▸ **Required work**
Begin with the line that contains "Reproduce this chart with matplotlib.", end with the line that contains "ax2 = fig.add_axes([0.627, 0.176, 0.367, 0.798])", and extract exactly that stretch of lines.

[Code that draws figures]
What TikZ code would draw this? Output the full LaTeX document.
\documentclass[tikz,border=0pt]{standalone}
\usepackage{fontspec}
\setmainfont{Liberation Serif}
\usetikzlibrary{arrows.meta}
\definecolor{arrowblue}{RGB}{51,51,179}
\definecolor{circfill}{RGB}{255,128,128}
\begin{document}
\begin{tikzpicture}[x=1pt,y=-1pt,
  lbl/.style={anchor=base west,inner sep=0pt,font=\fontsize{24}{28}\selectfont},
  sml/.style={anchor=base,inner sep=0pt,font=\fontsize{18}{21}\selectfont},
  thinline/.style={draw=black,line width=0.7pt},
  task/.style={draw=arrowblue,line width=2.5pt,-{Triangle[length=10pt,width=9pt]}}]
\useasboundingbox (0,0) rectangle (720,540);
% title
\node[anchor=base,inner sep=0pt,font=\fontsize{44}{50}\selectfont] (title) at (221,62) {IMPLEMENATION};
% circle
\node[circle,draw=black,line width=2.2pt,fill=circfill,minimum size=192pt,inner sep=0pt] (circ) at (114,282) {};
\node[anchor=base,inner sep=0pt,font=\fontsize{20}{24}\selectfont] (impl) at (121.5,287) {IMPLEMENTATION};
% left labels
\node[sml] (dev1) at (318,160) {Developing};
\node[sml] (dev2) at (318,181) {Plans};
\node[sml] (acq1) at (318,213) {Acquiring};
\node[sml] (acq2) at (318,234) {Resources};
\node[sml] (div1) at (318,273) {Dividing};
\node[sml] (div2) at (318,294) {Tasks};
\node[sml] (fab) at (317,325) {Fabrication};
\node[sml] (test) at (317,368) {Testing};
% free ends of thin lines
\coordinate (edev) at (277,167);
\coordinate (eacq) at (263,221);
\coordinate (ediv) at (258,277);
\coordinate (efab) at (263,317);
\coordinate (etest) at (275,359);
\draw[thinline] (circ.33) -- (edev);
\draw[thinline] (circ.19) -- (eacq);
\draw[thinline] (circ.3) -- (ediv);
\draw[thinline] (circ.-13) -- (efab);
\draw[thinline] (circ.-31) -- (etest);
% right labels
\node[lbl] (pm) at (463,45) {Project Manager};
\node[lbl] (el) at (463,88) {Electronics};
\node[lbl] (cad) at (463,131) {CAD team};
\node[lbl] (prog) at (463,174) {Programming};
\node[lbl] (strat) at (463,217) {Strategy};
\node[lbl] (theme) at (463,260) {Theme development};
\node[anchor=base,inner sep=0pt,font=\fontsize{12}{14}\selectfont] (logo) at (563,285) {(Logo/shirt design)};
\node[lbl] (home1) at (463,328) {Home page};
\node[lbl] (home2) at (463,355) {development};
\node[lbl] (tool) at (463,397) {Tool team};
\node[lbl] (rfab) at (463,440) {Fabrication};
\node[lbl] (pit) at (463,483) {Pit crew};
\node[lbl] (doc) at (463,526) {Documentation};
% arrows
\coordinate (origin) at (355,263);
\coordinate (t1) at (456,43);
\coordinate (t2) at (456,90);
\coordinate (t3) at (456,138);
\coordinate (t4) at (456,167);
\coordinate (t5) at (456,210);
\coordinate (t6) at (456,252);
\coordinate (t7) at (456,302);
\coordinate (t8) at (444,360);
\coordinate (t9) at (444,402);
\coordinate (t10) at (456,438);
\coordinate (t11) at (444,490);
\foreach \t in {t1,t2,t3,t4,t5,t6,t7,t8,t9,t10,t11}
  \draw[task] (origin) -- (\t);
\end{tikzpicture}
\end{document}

...

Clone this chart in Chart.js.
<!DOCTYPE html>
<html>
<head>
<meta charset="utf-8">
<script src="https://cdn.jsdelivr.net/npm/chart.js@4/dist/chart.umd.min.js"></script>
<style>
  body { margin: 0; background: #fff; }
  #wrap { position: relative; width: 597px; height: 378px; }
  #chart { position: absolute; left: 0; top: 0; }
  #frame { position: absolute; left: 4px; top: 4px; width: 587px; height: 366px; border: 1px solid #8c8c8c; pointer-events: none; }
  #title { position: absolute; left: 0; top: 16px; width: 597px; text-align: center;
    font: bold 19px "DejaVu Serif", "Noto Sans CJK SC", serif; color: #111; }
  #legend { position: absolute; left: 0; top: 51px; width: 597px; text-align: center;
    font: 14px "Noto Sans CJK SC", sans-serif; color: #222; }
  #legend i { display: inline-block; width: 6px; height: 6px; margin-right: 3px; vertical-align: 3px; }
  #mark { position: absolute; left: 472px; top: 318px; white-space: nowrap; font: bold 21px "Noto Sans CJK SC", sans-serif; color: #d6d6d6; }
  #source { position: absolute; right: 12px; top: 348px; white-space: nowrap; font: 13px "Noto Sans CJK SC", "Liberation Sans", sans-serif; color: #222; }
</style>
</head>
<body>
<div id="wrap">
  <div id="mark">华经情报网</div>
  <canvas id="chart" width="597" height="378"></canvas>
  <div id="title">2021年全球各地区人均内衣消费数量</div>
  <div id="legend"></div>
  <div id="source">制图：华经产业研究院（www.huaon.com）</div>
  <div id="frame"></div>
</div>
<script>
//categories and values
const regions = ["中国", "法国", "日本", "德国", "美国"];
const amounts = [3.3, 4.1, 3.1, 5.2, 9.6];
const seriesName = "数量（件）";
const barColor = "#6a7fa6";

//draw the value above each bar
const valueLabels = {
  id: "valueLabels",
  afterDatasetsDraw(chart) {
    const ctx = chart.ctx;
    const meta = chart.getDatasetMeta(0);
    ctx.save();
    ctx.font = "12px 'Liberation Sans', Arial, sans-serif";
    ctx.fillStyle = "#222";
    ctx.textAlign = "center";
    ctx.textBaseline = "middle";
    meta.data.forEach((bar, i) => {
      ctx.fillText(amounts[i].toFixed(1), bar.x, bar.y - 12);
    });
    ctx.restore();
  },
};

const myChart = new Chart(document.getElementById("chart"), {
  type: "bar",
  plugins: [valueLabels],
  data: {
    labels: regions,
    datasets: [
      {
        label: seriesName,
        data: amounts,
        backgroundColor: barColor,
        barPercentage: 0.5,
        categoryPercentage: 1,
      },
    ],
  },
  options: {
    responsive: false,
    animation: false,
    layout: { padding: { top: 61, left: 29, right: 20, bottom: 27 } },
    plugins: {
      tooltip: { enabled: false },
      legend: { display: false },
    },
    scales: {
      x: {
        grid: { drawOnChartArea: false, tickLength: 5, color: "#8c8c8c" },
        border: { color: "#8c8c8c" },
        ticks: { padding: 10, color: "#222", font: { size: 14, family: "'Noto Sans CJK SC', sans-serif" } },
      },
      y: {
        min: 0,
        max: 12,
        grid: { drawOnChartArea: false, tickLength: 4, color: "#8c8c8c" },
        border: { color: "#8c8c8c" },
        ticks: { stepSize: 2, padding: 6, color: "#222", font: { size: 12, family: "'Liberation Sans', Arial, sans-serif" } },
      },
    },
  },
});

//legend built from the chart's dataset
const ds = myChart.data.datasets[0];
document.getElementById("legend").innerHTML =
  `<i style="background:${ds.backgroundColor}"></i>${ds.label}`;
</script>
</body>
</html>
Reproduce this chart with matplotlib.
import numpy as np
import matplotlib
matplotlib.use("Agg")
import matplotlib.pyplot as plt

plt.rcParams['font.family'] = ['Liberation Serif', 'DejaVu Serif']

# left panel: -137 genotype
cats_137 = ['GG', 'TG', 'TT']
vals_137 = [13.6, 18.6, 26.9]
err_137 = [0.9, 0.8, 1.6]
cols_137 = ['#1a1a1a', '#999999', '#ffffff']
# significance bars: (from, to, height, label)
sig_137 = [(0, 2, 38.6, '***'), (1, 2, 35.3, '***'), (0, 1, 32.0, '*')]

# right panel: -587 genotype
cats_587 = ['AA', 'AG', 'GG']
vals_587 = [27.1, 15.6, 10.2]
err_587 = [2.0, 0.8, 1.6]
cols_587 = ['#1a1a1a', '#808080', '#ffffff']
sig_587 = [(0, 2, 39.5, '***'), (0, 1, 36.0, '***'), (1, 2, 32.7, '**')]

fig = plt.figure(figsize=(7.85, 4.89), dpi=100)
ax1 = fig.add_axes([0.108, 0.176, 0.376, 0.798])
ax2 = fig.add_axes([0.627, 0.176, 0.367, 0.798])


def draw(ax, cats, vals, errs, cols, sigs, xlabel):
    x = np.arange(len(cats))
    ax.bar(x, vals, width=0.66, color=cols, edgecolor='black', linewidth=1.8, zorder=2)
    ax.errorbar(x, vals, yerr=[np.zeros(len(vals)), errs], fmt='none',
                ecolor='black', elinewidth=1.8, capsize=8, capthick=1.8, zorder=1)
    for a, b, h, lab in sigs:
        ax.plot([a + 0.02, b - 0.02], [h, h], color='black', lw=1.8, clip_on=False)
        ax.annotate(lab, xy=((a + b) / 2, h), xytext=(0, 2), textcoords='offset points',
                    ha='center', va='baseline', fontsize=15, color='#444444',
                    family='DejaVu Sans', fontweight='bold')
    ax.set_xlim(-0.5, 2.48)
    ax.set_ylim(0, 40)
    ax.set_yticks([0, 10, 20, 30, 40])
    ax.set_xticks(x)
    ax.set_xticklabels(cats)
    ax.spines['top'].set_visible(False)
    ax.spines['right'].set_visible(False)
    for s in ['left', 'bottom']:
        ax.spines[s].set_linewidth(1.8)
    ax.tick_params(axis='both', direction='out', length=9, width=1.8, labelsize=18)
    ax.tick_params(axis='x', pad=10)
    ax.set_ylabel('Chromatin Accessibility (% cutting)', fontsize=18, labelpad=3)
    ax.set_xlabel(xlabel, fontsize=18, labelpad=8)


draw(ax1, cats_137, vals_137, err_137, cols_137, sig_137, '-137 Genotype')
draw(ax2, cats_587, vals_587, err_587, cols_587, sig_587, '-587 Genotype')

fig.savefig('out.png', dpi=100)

▸ **Output**
Reproduce this chart with matplotlib.
import numpy as np
import matplotlib
matplotlib.use("Agg")
import matplotlib.pyplot as plt

plt.rcParams['font.family'] = ['Liberation Serif', 'DejaVu Serif']

# left panel: -137 genotype
cats_137 = ['GG', 'TG', 'TT']
vals_137 = [13.6, 18.6, 26.9]
err_137 = [0.9, 0.8, 1.6]
cols_137 = ['#1a1a1a', '#999999', '#ffffff']
# significance bars: (from, to, height, label)
sig_137 = [(0, 2, 38.6, '***'), (1, 2, 35.3, '***'), (0, 1, 32.0, '*')]

# right panel: -587 genotype
cats_587 = ['AA', 'AG', 'GG']
vals_587 = [27.1, 15.6, 10.2]
err_587 = [2.0, 0.8, 1.6]
cols_587 = ['#1a1a1a', '#808080', '#ffffff']
sig_587 = [(0, 2, 39.5, '***'), (0, 1, 36.0, '***'), (1, 2, 32.7, '**')]

fig = plt.figure(figsize=(7.85, 4.89), dpi=100)
ax1 = fig.add_axes([0.108, 0.176, 0.376, 0.798])
ax2 = fig.add_axes([0.627, 0.176, 0.367, 0.798])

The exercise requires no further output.